Editorial: Our Children Come First

In the ongoing conversation about the state of education in our local public schools, we need to begin with these assumptions: parents love their children, they want what is best for their children, they are the best advocates for their children. We must also add another set of assumptions: most teachers care deeply for their students, want to see their students succeed, and work incredibly hard.

There certainly are exceptions, but this is the foundation on which we must begin. It is these assumptions which we must lead every conversation about education in our public school system. Parents must be encouraged to advocate for their children. When this foundation is dismissed for the idea that parents are intrusive combatants, communication breaks down. Concurrently, when parents begin to see teachers as a barrier to their children’s success, schools take up a defensive posture which makes transparency difficult.

Currently there are two camps in what is becoming an acrimonious fight. Getting lost in all of this is the children.

The raising and education of a child is a parent’s primary responsibility, one which cannot be usurped. Plato — a teacher himself — said, “no man should bring children into the world who is unwilling to persevere to the end in their nurture and education.”

Parents should never have to fight for the right to be involved, to advocate, or to know. Parents and teachers and schools must work together, through open communication and transparency, to give every child their best opportunity at fulfilling their potential.

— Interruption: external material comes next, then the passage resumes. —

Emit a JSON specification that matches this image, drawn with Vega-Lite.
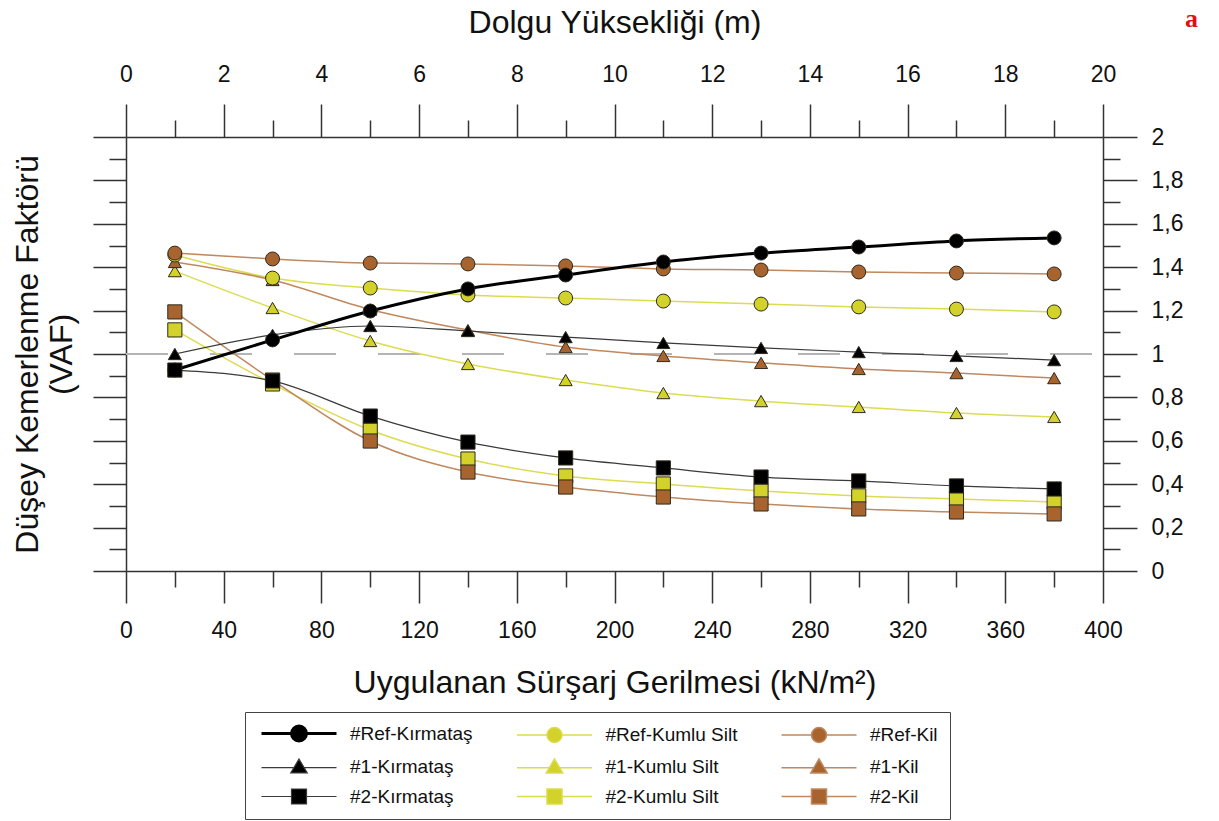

We feel there is a simple solution here – transparency and genuine open communication about the serious issues involved with educating the next generation. The bonus? Research has proven over and over that positive parental involvement in their education increases student achievement, reduces bad behavior, improves attendance, and increases student satisfaction at school.

We at the Greenwich Sentinel are concerned by the people trying to politicize what is happening in the public school system. These individuals are further disintegrating the relationship between schools and parents. The amazing good that can be accomplished by positive relationships between schools and parents is also being broken.

Let’s look at the testing results recently announced. We reported recently that 25 percent of all students in grades 3 through 8 in the public schools are not meeting expectations in English Language Arts and 32 percent are not meeting expectations in Math. These results are staggering although by many measures we are actually doing better than 91% of Connecticut schools and Connecticut is doing better than 95% of the rest of states. Does that make us good or only good by comparison? Children in advance placement programs in our schools are knocking it out of the park and that is great. But that leaves a lot of children who are not doing as well as they could be. There are particular houses at the high school that the kids identify as “smart kid houses” and “dumb kid houses” and that is just not okay. That lost potential should motivate us all.

The conversation needs to broaden significantly, engender more trust on all sides, and be goal and results oriented… not process oriented or politically motivated. When we asked a current tenth grader at GHS what she thought about reactions from political groups to school issues she said, “it’s about politics – they don’t really care about me and my friends.” This message is being demonstrated to them daily, that politics and the fight are more important than they are; more important than their education. We must change that mindset before we cause even more lasting damage.

We are all the adults in the room; it is time for us to start acting like it. How can we possibly engender kindness in our children and respect for themselves and each other when we cannot even begin to model that behavior?